- Born: 20 March 1972 Tartu, then part of Estonian SSR, Soviet Union
- Died: 10 June 2026 (aged 54)
- Education: Tallinn University
- Occupations: Film, stage and television actor

= Janek Sarapson =

Estonian film, stage and television actor (1972–2026)

Janek Sarapson (20 March 1972 – 10 June 2026) was an Estonian film, stage and television actor. He was best known for playing the recurring roles of Alo Ojakäär and Arvi Tibar in the Estonian criminal television series Kelgukoerad.

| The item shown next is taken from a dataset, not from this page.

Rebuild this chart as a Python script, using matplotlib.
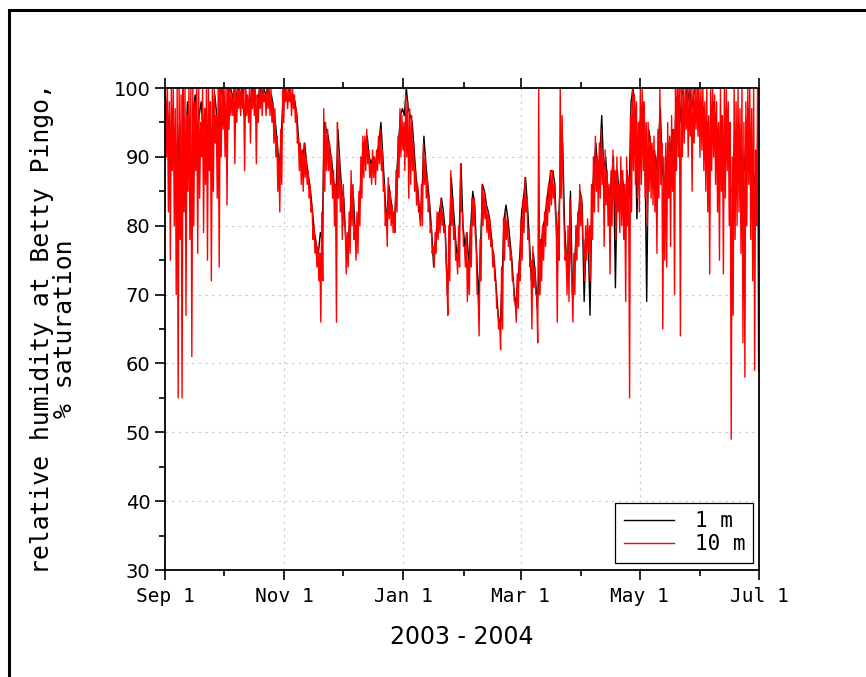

==Early life and education==
Janek Sarapson was born in Tartu on 20 March 1972. He graduated from Tartu Secondary School No. 16 in 1990, then enrolled at Tallinn Pedagogical University, graduating in 1997.

==Career==
From 1997 to 2006, Sarapson was engaged at the VAT Theatre in Tallinn. He also acted in several other Estonian theatres, including the Endla Theatre, the Kuressaare Theatre and the Vana Baskin Theatre. In addition to his work on the theatre stage, he also worked as an event manager and from 2008, taught acting at Tallinn Rahumäe Basic School.

Sarapson became known to a wider audience through his roles in the television series Hajameelselt abielus, Kättemaksukontor, Kelgukoerad and ENSV. He also appeared in the films Stiilipidu (2005), Lumekuninganna (2010), and Kertu (2013).

He was a member of the Estonian Actors' Union from 1998 to 2014.

==Death==
Sarapson died on 10 June 2026, at the age of 54.